**Recorded data:**
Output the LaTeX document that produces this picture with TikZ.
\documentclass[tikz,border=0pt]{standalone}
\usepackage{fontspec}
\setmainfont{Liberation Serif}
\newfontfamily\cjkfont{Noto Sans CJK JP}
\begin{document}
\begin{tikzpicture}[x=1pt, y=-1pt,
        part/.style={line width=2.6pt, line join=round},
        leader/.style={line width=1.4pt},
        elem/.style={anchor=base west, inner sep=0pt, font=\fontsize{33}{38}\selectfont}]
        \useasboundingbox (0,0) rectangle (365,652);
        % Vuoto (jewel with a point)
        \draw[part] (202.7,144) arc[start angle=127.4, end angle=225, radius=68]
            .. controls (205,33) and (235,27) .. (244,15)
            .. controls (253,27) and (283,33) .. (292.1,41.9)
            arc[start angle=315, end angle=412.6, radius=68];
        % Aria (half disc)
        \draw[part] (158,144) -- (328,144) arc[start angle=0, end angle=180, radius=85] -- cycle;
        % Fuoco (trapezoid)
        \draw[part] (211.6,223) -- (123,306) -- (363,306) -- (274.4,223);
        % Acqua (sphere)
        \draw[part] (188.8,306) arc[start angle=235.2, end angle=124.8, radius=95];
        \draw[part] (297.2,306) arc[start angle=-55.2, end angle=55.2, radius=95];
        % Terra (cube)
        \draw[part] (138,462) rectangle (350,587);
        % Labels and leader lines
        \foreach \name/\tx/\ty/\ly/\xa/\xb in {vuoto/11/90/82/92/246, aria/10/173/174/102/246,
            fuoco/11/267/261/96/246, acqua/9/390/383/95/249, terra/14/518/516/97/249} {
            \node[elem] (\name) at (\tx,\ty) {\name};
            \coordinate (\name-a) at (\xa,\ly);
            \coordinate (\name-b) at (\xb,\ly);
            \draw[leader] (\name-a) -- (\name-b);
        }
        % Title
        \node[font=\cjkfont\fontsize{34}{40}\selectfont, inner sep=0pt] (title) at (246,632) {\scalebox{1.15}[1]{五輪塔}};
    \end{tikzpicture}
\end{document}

**Given problem:** Pull every line containing "with" out of the data above.

**Output of the task:**
Output the LaTeX document that produces this picture with TikZ.
        % Vuoto (jewel with a point)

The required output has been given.